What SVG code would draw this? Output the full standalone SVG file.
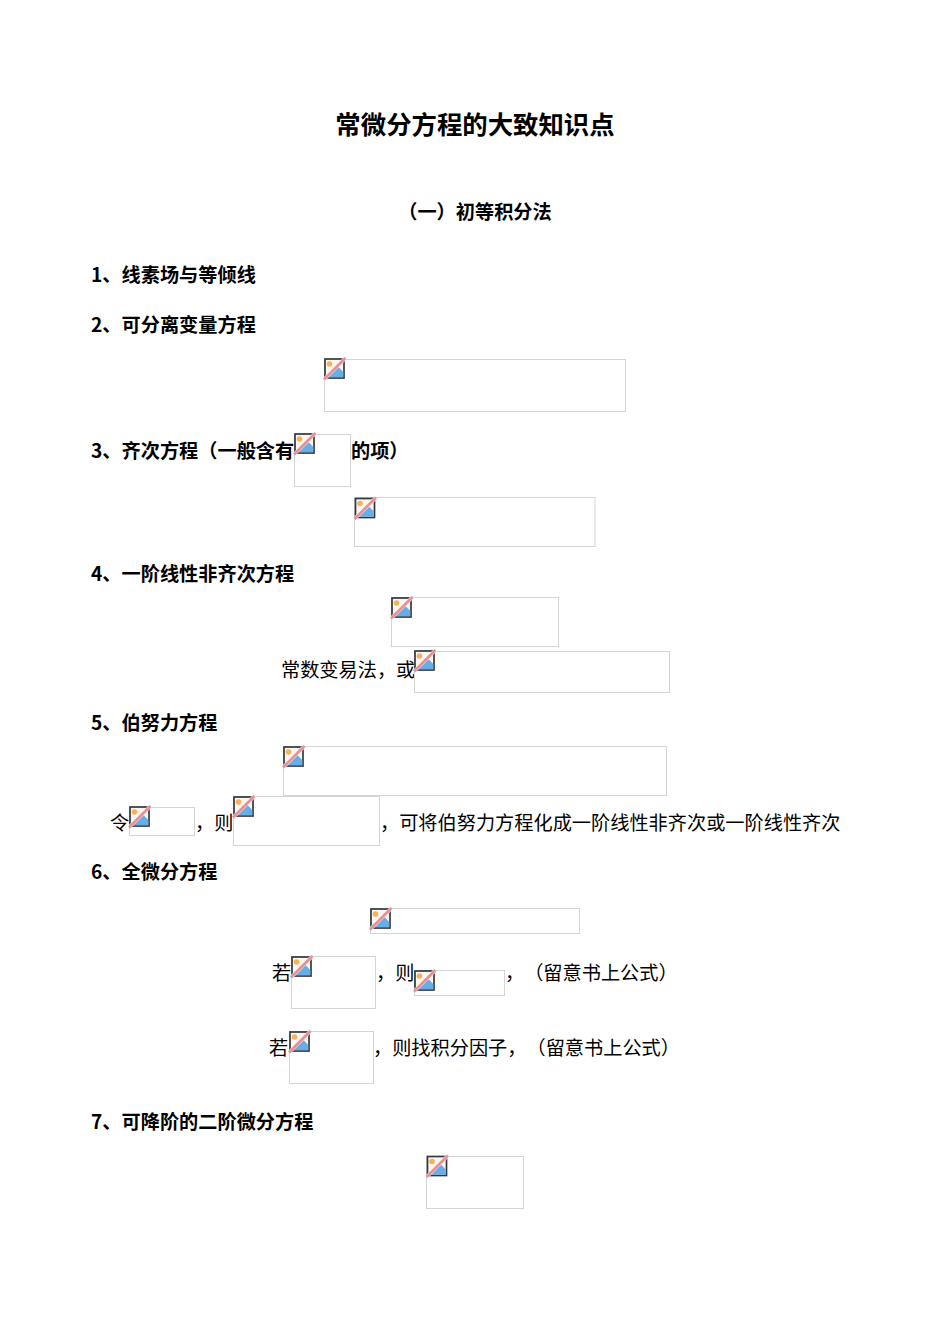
<svg xmlns="http://www.w3.org/2000/svg" xmlns:xlink="http://www.w3.org/1999/xlink" width="950" height="1344" viewBox="0 0 950 1344">
<style>
text{font-family:"Noto Sans CJK SC","Noto Sans",sans-serif;font-size:19.2px;fill:#000;text-spacing-trim:space-all}
.b{font-weight:700}
.m{text-anchor:middle}
.t{font-size:25.4px}
.box{fill:#fff;stroke:#d4d4d4;stroke-width:1}
</style>
<defs>
<symbol id="i" width="22" height="22" viewBox="0 0 22 22" overflow="visible">
<rect x="1" y="1" width="19" height="19" fill="#fdf6ee" stroke="#33393f" stroke-width="1.7"/>
<circle cx="5.5" cy="6" r="2.800" fill="#f4b25e"/>
<path d="M2 19.200 L14.500 9 L19.300 14 V19.200 Z" fill="#68aee6"/>
<path d="M0 21.500 L21.500 0" stroke="#fbe9e6" stroke-width="3.600"/>
<path d="M0 21.500 L21.500 0" stroke="#e58f96" stroke-width="2.500"/>
</symbol>
</defs>
<rect width="950" height="1344" fill="#fff"/>
<text class="b m t" x="475" y="134">常微分方程的大致知识点</text>
<text class="b m" x="475" y="219">（一）初等积分法</text>
<text class="b" x="91" y="282">1、线素场与等倾线</text>
<text class="b" x="91" y="332">2、可分离变量方程</text>
<rect class="box" x="324.500" y="359.500" width="301" height="52"/><use href="#i" x="324" y="358"/>
<text class="b" x="91" y="458">3、齐次方程（一般含有</text>
<rect class="box" x="294.500" y="434.500" width="56" height="52"/><use href="#i" x="294" y="433"/>
<text class="b" x="351" y="458">的项）</text>
<rect class="box" x="354.500" y="497.500" width="240.500" height="49"/><use href="#i" x="354.500" y="497.500"/>
<text class="b" x="91" y="581">4、一阶线性非齐次方程</text>
<rect class="box" x="391.500" y="597.500" width="167" height="49"/><use href="#i" x="391" y="597"/>
<text x="281" y="677">常数变易法，或</text>
<rect class="box" x="414.500" y="651.500" width="255" height="41"/><use href="#i" x="414" y="650"/>
<text class="b" x="91" y="730">5、伯努力方程</text>
<rect class="box" x="283.500" y="746.500" width="383" height="49"/><use href="#i" x="283" y="746"/>
<text x="110" y="829.500">令</text>
<rect class="box" x="129.500" y="807.500" width="65" height="28"/><use href="#i" x="129" y="806"/>
<text x="195" y="829.500">，则</text>
<rect class="box" x="233.500" y="796.500" width="146" height="49"/><use href="#i" x="233" y="796"/>
<text x="380" y="829.500">，可将伯努力方程化成一阶线性非齐次或一阶线性齐次</text>
<text class="b" x="91" y="879">6、全微分方程</text>
<rect class="box" x="370.500" y="908.500" width="209" height="25"/><use href="#i" x="370" y="908"/>
<text x="272" y="980">若</text>
<rect class="box" x="291.500" y="956.500" width="84" height="52"/><use href="#i" x="291" y="956"/>
<text x="376" y="980">，则</text>
<rect class="box" x="414.500" y="970.500" width="90" height="25"/><use href="#i" x="414" y="970"/>
<text x="505" y="980">，（留意书上公式）</text>
<text x="269" y="1055">若</text>
<rect class="box" x="289.500" y="1031.500" width="84" height="52"/><use href="#i" x="289" y="1031"/>
<text x="373" y="1055">，则找积分因子，（留意书上公式）</text>
<text class="b" x="91" y="1128.500">7、可降阶的二阶微分方程</text>
<rect class="box" x="426.500" y="1156.500" width="97" height="52"/><use href="#i" x="426.500" y="1155.500"/>
</svg>
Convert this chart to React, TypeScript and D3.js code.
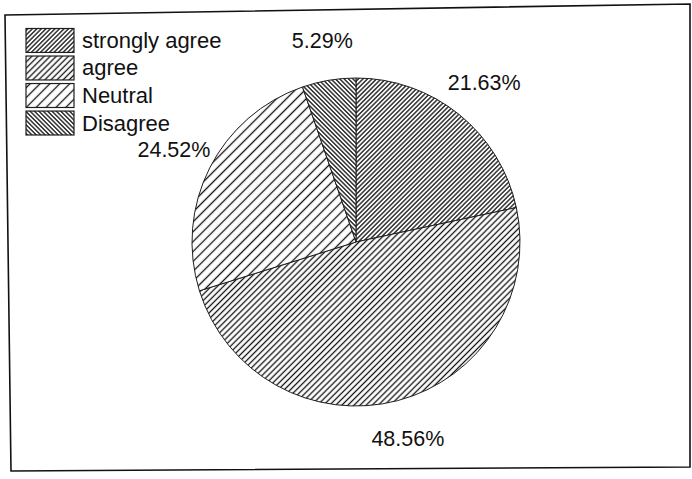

==================================================

Task directions: Single out each line of the records above with the string "this" in it, and copy it.

Written solution:
What SVG code would draw this? Output the full standalone SVG file.
Convert this chart to React, TypeScript and D3.js code.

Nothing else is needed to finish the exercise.